From 1930 until 1932 after a short period as Professor in the Theological Academy of Ss. Cyril and Methodius in Prizren, he was an associate of Bishop Joseph (Cvijovich) of Bitola and the man tasked with reorganizing the Church of the Carpatho-Russians in Czechoslovakia. This area had seen an increase in those espousing Uniatism, where previously converted Christians of these regions started their conversion back into the Orthodox religion.

Bitola

In one of those fateful historical moments, fate brought Nikolaj Velimirovic, John Maximovich of Shanghai and San Francisco and the Justin Popovich together in Bitola. The young John Maximovich (a Russian of Serbian ancestry) was the assistant to Fr. Justin Popovich at the theological seminary there, while the Bishop of Ohrid was Fr. Nikolaj Velimirovic.

Belgrade

Justin as professor in Belgrade.

Dr. Justin was chosen, in 1934, as Professor of Dogmatics at the Theological Faculty of St. Sava in Belgrade. As the professor at the University of Belgrade he was one of the founders (1938) of the Serbian Philosophical Society along with a number of noted Belgrade intellectuals, including Branislav Petronijević, Toma Živanović (1884–1971), Miloš Đurić (1892–1967), Prvos Slankamenac, Vladimir Dvorniković, Jelisaveta Branković, Zagorka Mićić, Kajica Milanov, Nikola Popović and others.

He was also the professor of Dogmatics at the Faculty of Orthodox Theology of the University of Belgrade from 1934 until 1945, until World War II. In 1945, with the establishment of the communist state and state atheism, Father Justin's anti-communism and efforts to convert others to Christianity had little place.

The Communist regime

Grave of Justin Popović in Ćelije Monastery

As an ecclesiastical person and clergyman Father Justin spent 31 years in the Ćelije Monastery under the continuous surveillance of the Communist Party police. Considered ineligible by the Communist party, together with a few fellow professors, he was ousted from the Faculty in 1945. The Communists limited his public appearances within monastic confines. While Bishop Nikolaj Velimirović was never allowed to return to Serbia and Yugoslavia after his deportation in the Dachau concentration camp, Fr. Justin was allowed to actively participate in the organization of the Serbian Orthodox Church.

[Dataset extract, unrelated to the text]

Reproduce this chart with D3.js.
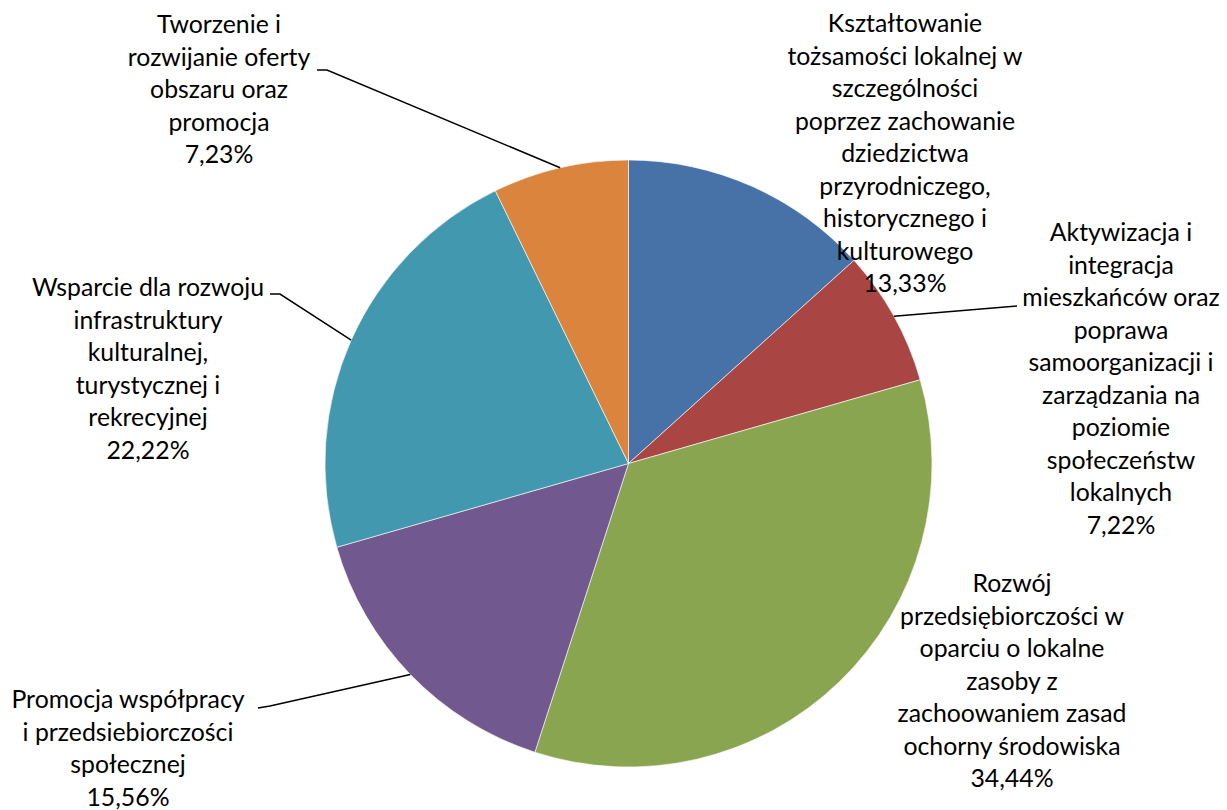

A devoted monk and philosopher of the Eastern Orthodox theology, Justin Popović was a great critic of ecumenism, providing it was inclined towards relativization of the God's Truth. (John Meyendorff, professor of the Academy of St. Vladimir now in Scarsdale, New York (associated with Columbia University) - and every bit as much a critic of the "Catholic novelties" and the Pope's anti-Christianity. Until the end of his life Father Justin was a dedicated creator, and it is no wonder that his work is considered as a great contribution to the Orthodox theology and he himself as the secret conscience of the Serbian Church and the entire martyr's Orthodox religion (according to John N. Karmiris, the Greek academician).His example has been invoked by the Church of Greece (in the strict sense)'s Synod banning prayers with members of other Christian denominations.

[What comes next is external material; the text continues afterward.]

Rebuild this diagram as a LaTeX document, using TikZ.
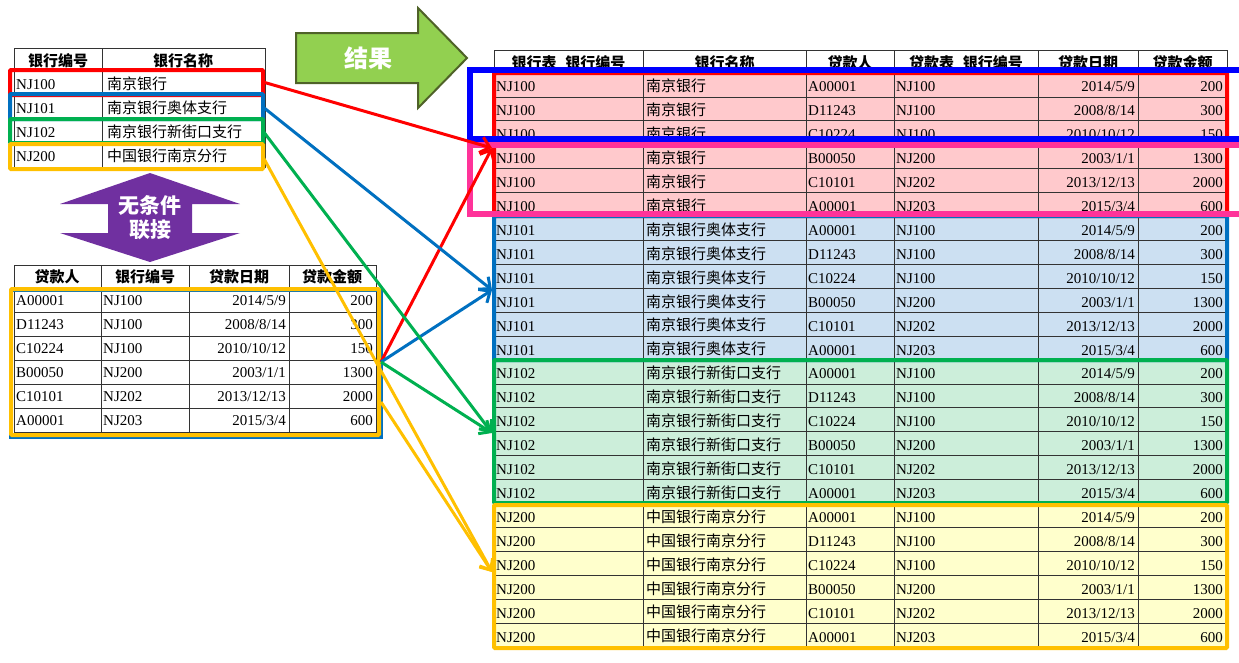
\documentclass[tikz,border=0pt]{standalone}
\usepackage{fontspec}
\setmainfont{Liberation Serif}
\newfontfamily\cjk{Noto Sans CJK SC}
\usetikzlibrary{arrows.meta}
\definecolor{cred}{HTML}{FF0000}
\definecolor{cblue}{HTML}{0070C0}
\definecolor{cgreen}{HTML}{00B050}
\definecolor{cyel}{HTML}{FFC000}
\definecolor{cpink}{HTML}{FF3399}
\definecolor{fpink}{HTML}{FFC9CC}
\definecolor{fblue}{HTML}{CCE0F2}
\definecolor{fgreen}{HTML}{CCEEDA}
\definecolor{fyel}{HTML}{FFFFCC}
\definecolor{cpurple}{HTML}{7030A0}
\definecolor{cgarrow}{HTML}{92D050}
\definecolor{cgedge}{HTML}{4F6228}
\tikzset{
 cell/.style={draw=black!80,line width=0.8pt},
 txt/.style={inner sep=0pt,font=\fontsize{15}{15}\selectfont},
 lt/.style={txt,anchor=west},
 rt/.style={txt,anchor=east},
 hd/.style={txt,font=\fontsize{15}{15}\selectfont\cjk\bfseries},
 frame/.style={line width=4pt,rounded corners=1pt},
 conn/.style={line width=3pt,-{Straight Barb[length=9pt,width=16pt,line width=3pt]}},
}
\begin{document}
\begin{tikzpicture}[x=1pt,y=-1pt]
\useasboundingbox (0,0) rectangle (1239,662);
% ---------- bank table ----------
\draw[cell] (14,48) rectangle (102,71) (102,48) rectangle (265,71);
\node[hd] (bh1) at (58,61) {银行编号};
\node[hd] (bh2) at (183,61) {银行名称};
\foreach \i/\c/\n in {0/NJ100/南京银行,1/NJ101/南京银行奥体支行,2/NJ102/南京银行新街口支行,3/NJ200/中国银行南京分行}{
  \pgfmathsetmacro\yt{71+24*\i}
  \draw[cell] (14,\yt) rectangle (102,\yt+24) (102,\yt) rectangle (265,\yt+24);
  \node[lt] (b\i a) at (16,\yt+14) {\c};
  \node[lt] (b\i b) at (107,\yt+13) {\cjk \n};
}
\draw[frame,cred] (10,70) rectangle (263,95);
\draw[frame,cblue] (10,94) rectangle (263,119);
\draw[frame,cgreen] (10,119) rectangle (263,143);
\draw[frame,cyel] (10,144) rectangle (263,169);
\coordinate (s0) at (263,82);
\coordinate (s1) at (263,107);
\coordinate (s2) at (263,131);
\coordinate (s3) at (263,157);
% ---------- purple double arrow ----------
\fill[cpurple] (150,173) -- (240,204) -- (192,204) -- (192,233) -- (240,233) -- (150,262) -- (60,233) -- (108,233) -- (108,204) -- (60,204) -- cycle;
\node[txt,align=center,text=white,font=\fontsize{21}{24}\selectfont\cjk\bfseries] (join) at (150,218) {无条件\\联接};
% ---------- loan table ----------
\draw[cell] (14,265) rectangle (101,288) (101,265) rectangle (189,288) (189,265) rectangle (289,288) (289,265) rectangle (376,288);
\node[hd] (lh1) at (57,277) {贷款人};
\node[hd] (lh2) at (145,277) {银行编号};
\node[hd] (lh3) at (239,277) {贷款日期};
\node[hd] (lh4) at (332,277) {贷款金额};
\foreach \i/\p/\c/\d/\m in {0/A00001/NJ100/2014\slash 5\slash 9/200,1/D11243/NJ100/2008\slash 8\slash 14/300,2/C10224/NJ100/2010\slash 10\slash 12/150,3/B00050/NJ200/2003\slash 1\slash 1/1300,4/C10101/NJ202/2013\slash 12\slash 13/2000,5/A00001/NJ203/2015\slash 3\slash 4/600}{
  \pgfmathsetmacro\yt{288+24*\i}
  \draw[cell] (14,\yt) rectangle (101,\yt+24) (101,\yt) rectangle (189,\yt+24) (189,\yt) rectangle (289,\yt+24) (289,\yt) rectangle (376,\yt+24);
  \node[lt] (l\i a) at (16,\yt+13) {\p};
  \node[lt] (l\i b) at (103,\yt+13) {\c};
  \node[rt] (l\i c) at (286,\yt+13) {\d};
  \node[rt] (l\i d) at (373,\yt+13) {\m};
}
\draw[line width=3pt,cblue] (10,290) rectangle (381,437);
\draw[frame,cyel] (11,289) rectangle (379,435);
\coordinate (t0) at (381,362);
\coordinate (t1) at (381,402);
% ---------- green result arrow ----------
\draw[fill=cgarrow,draw=cgedge,line width=2pt] (296,33) -- (418,33) -- (418,8) -- (467,58) -- (418,108) -- (418,83) -- (296,83) -- cycle;
\node[txt,text=white,font=\fontsize{24}{24}\selectfont\cjk\bfseries] (res) at (368,58) {结果};
% ---------- result table ----------
\foreach \xa/\xb/\h/\k in {494/643/银行表\_银行编号/1,643/806/银行名称/2,806/894/贷款人/3,894/1038/贷款表\_银行编号/4,1038/1138/贷款日期/5,1138/1227/贷款金额/6}{
  \draw[cell] (\xa,50) rectangle (\xb,73);
  \node[hd] (rh\k) at ({(\xa+\xb)/2},63) {\h};
}
\foreach \g/\bc/\bn/\fc in {0/NJ100/南京银行/fpink,1/NJ101/南京银行奥体支行/fblue,2/NJ102/南京银行新街口支行/fgreen,3/NJ200/中国银行南京分行/fyel}{
 \foreach \i/\p/\c/\d/\m in {0/A00001/NJ100/2014\slash 5\slash 9/200,1/D11243/NJ100/2008\slash 8\slash 14/300,2/C10224/NJ100/2010\slash 10\slash 12/150,3/B00050/NJ200/2003\slash 1\slash 1/1300,4/C10101/NJ202/2013\slash 12\slash 13/2000,5/A00001/NJ203/2015\slash 3\slash 4/600}{
  \pgfmathsetmacro\yt{73+23.92*(6*\g+\i)}
  \foreach \xa/\xb in {494/643,643/806,806/894,894/1038,1038/1138,1138/1227}{
    \draw[cell,fill=\fc] (\xa,\yt) rectangle (\xb,\yt+23.92);
  }
  \node[lt] (r\g\i a) at (496,\yt+14) {\bc};
  \node[lt] (r\g\i b) at (646,\yt+13) {\cjk \bn};
  \node[lt] (r\g\i c) at (808,\yt+14) {\p};
  \node[lt] (r\g\i d) at (896,\yt+14) {\c};
  \node[rt] (r\g\i e) at (1135,\yt+14) {\d};
  \node[rt] (r\g\i f) at (1223,\yt+14) {\m};
 }
}
\draw[frame,cred] (494,73) rectangle (1227,216);
\draw[frame,cblue] (494,216) rectangle (1227,360);
\draw[frame,cgreen] (494,360) rectangle (1227,503);
\draw[frame,cyel] (494,505) rectangle (1227,648);
\draw[line width=6pt,draw=blue] (470,70) rectangle (1250,139);
\draw[line width=6pt,draw=cpink] (470,145) rectangle (1250,214);
\coordinate (e0) at (492,148);
\coordinate (e1) at (492,290);
\coordinate (e2) at (492,433);
\coordinate (e3) at (492,572);
% ---------- connectors ----------
\draw[conn,cred] (s0) -- (e0);
\draw[conn,cred] (t0) -- (e0);
\draw[conn,cblue] (s1) -- (e1);
\draw[conn,cblue] (t0) -- (e1);
\draw[conn,cgreen] (s2) -- (e2);
\draw[conn,cgreen] (t0) -- (e2);
\draw[conn,cyel] (s3) -- (e3);
\draw[conn,cyel] (t1) -- (e3);
\end{tikzpicture}
\end{document}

Fr. Justin died on the March 25, 1979, on his birthday, the Feast of the Annunciation (April 7 by the Gregorian Calendar).

Troparion, Tone 8

As Orthodox sweetness and divine nectar, Venerable Father
thou dost flow into the hearts of believers as a wealth:
by thy life and teachings thou didst reveal thyself to be a living book of the Spirit, most wise Justin;
therefore pray to Christ the Word
that the Word may dwell in those who honor thee.

Another Troparion, Tone 1

Let us honor with splendor the divinely inspired theologian, the wise Serb Justin, who by the scythe of the Holy Spirit hath thrashed the error of atheism and the insolence of the Latins, being a mystic of the God-man and lover of piety, crying out: Glory to Christ Who hath glorified thee, glory to Him Who hath crowned thee, glory to Him Who hath rendered thee a luminary to those who are in a state of darkness.